What is an underwriting overlay?
Fannie Mae, Freddie Mac, USDA, FHA, and VA have underwriting guidelines that all lenders must follow if the loan is going to be sold to, insured by, or guaranteed by them.
Lenders are allowed to add their own, more restrictive underwriting guidelines on top of these guidelines.
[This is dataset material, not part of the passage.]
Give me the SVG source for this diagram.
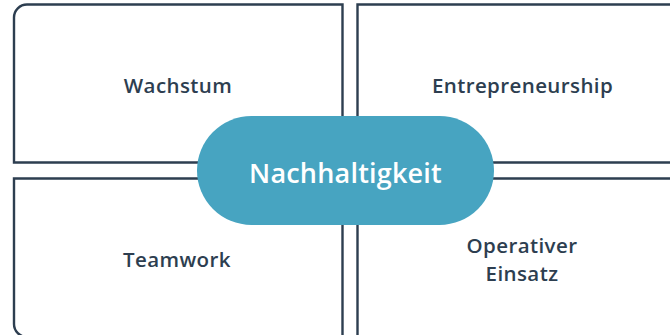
<svg xmlns="http://www.w3.org/2000/svg" width="670" height="335" viewBox="0 0 670 335">
<style>
.box{fill:#ffffff;stroke:#2d3e50;stroke-width:2.4}
.lbl{font-family:"Open Sans","Liberation Sans",sans-serif;font-weight:600;font-size:20.5px;fill:#2d3e50;text-anchor:middle;letter-spacing:0.4px}
.ctr{fill:#47a4c1}
.ctxt{font-family:"Open Sans","Liberation Sans",sans-serif;font-weight:600;font-size:27px;fill:#ffffff;text-anchor:middle;letter-spacing:0.2px}
</style>
<rect width="670" height="335" fill="#ffffff"/>
<g id="wachstum">
<path class="box" d="M342.5,162.5 V4.5 H27 A13,13 0 0 0 14,17.5 V162.5 Z"/>
<text class="lbl" x="178" y="93">Wachstum</text>
</g>
<g id="entrepreneurship">
<path class="box" d="M357.5,162.5 V4.5 H674 A13,13 0 0 1 687,17.5 V162.5 Z"/>
<text class="lbl" x="522.5" y="93">Entrepreneurship</text>
</g>
<g id="teamwork">
<path class="box" d="M342.5,178.5 V337 H27 A13,13 0 0 1 14,324 V178.5 Z"/>
<text class="lbl" x="177" y="267">Teamwork</text>
</g>
<g id="operativer-einsatz">
<path class="box" d="M357.5,178.5 V340 H687 V178.5 Z"/>
<text class="lbl" x="522" y="253">Operativer</text>
<text class="lbl" x="522" y="281">Einsatz</text>
</g>
<g id="nachhaltigkeit">
<rect class="ctr" x="197" y="116" width="297" height="109" rx="54.5"/>
<text class="ctxt" x="345.5" y="183">Nachhaltigkeit</text>
</g>
</svg>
These additional guidelines are called underwriting overlays.
Why do overlays matter?
The loan must be underwritten according to the most restrictive guidelines:
- If the loan is going to Fannie Mae and Fannie Mae has restrictive guidelines that must be met.
- However, if the individual lender has more restrictive guidelines than Fannie Mae, then the lender’s guidelines are the real guidelines.
Some Examples of Overlays
- Fannie Mae has a minimum credit score of 620, but the lender has a minimum score of 640. 640 is then the minimum score allowed!
- Fannie Mae allows a maximum debt-to-income (DTI) ratio of up to 50%, but if your lender has a maximum DTI of 45%. 45% is the maximum DTI allowed!
What about mortgage insurance?
Private mortgage insurance companies have their own underwriting overlays.
- If the mortgage insurance overlays are more restrictive, then they are the real guidelines.
- Mortgage insurance guidelines are almost ALWAYS more restrictive than the lender’s or Fannie Mae’s.
- FHA and USDA loans do not have mortgage insurance overlays.